Station Eleven by Emily St John Mandel is a sad and terrifying book about the collapse of society from a fast-spreading pandemic - and what remains twenty years later. But it's also a stpry about interconnected lives, the small moments that do and don't define us, and the unknowable.

I've owned this book since December 2018, but I hadn't gotten around to reading it before March 2020. And then I couldn't bring myself to. I wonder, having read it now, what my experience of the pandemic would have been if I had. On one hand, this story explores a total society collapse due to a swift and extremely deadly virus, so much worse than we experienced. So maybe that would have been comforting. But I don't think so. I found the chapters of the collapse extremely stressful, and actually had a pandemic nightmare. Mandel does an amazingly vivid job of depicting the range of human reactions to such a virulent outbreak.

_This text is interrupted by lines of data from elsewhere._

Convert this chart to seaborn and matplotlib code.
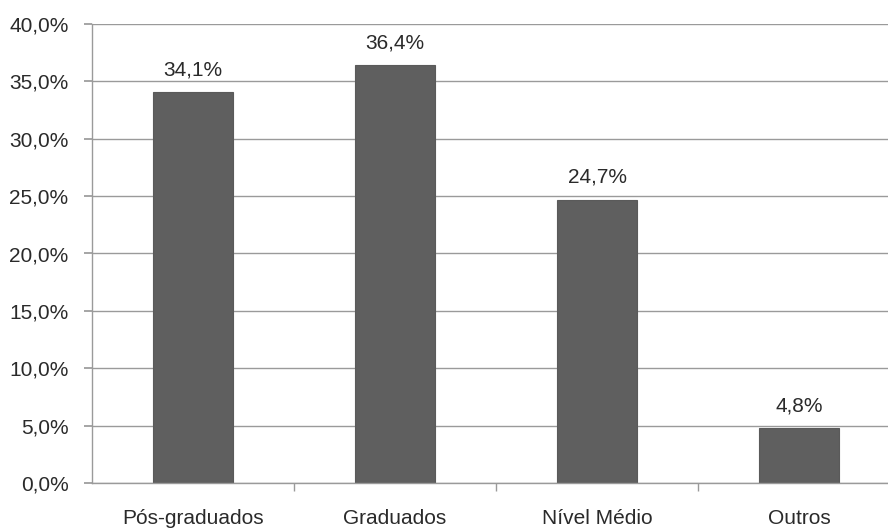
import matplotlib
matplotlib.use("Agg")
import matplotlib.pyplot as plt
import seaborn as sns
import pandas as pd
from matplotlib.ticker import FuncFormatter, MultipleLocator

categories = ["Pós-graduados", "Graduados", "Nível Médio", "Outros"]
values = [34.1, 36.4, 24.7, 4.8]

sns.set_theme(style="white")
plt.rcParams['font.family'] = ['Liberation Sans', 'DejaVu Sans']

df = pd.DataFrame({"cat": categories, "val": values})

fig = plt.figure(figsize=(8.88, 5.29), dpi=100)
ax = fig.add_axes([92/888, 46/529, 808/888, 459/529])

sns.barplot(data=df, x="cat", y="val", color="#5f5f5f", width=0.4,
            saturation=1, ax=ax, edgecolor="#5a5a5a", linewidth=0.8)

ax.set_ylim(0, 40)
ax.set_xlim(-0.5, 3.5)
ax.yaxis.set_major_locator(MultipleLocator(5))
ax.yaxis.set_major_formatter(FuncFormatter(lambda v, p: f"{v:.1f}%".replace(".", ",")))
ax.grid(axis="y", color="#9a9a9a", linewidth=1.0)
ax.set_axisbelow(True)
for s in ["top", "right"]:
    ax.spines[s].set_visible(False)
for s in ["left", "bottom"]:
    ax.spines[s].set_color("#9a9a9a")
    ax.spines[s].set_linewidth(1.0)

ax.set_xlabel("")
ax.set_ylabel("")
ax.tick_params(axis="y", left=True, length=6, color="#9a9a9a", pad=11,
               labelsize=15, labelcolor="#2a2a2a")
ax.tick_params(axis="x", bottom=False, length=0, pad=19,
               labelsize=15, labelcolor="#2a2a2a")
# minor ticks at category boundaries
ax.set_xticks([0.5, 1.5, 2.5], minor=True)
ax.tick_params(axis="x", which="minor", bottom=True, length=6, color="#9a9a9a")

for i, v in enumerate(values):
    ax.text(i, v + 1.1, f"{v:.1f}%".replace(".", ","), ha="center", va="bottom",
            fontsize=15, color="#2a2a2a")

fig.savefig("out.png", dpi=100)
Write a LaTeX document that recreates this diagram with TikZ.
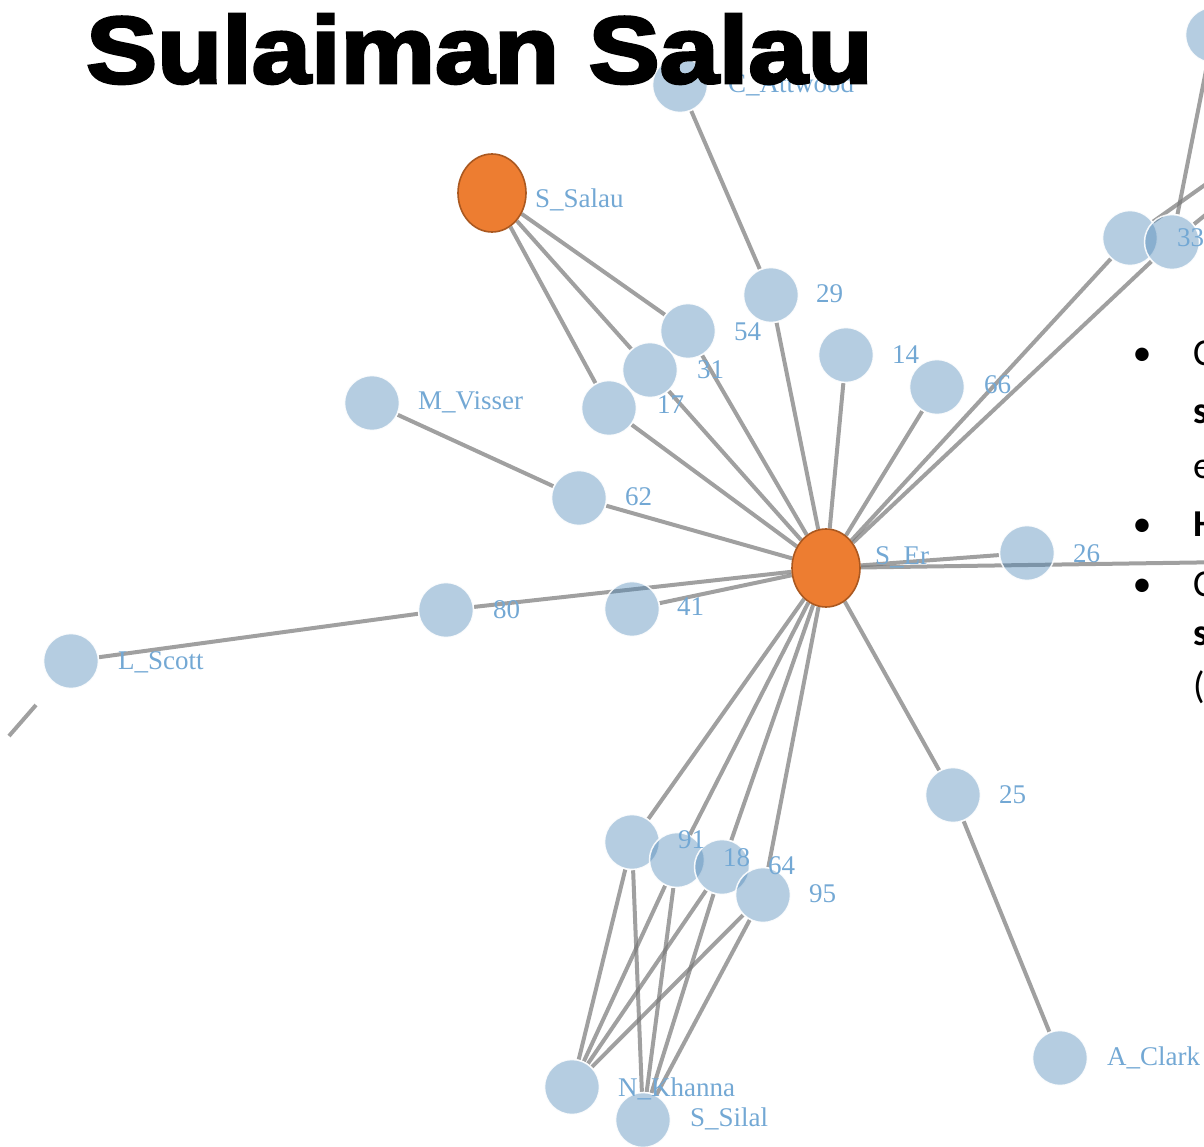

Moving away from that, I found this book's exploration of public perception, legacy, physical media, and community fascinating. The Travelling Symphony continues to perform Shakespeare, while Kirsten finds comfort in sci-fi through memories of Star Trek and the comic Station Eleven. There's celebrity magazines, newspapers, and other physical items and media that speak to the world we have. 

I enjoyed how the point-of-view narrators lives circled around each other, although I do wish some connections were made on-page in the "present day". I had particular hopes for two of the characters. 

Too much of this book felt heartbreakingly real in a way I have to give Mandel props for.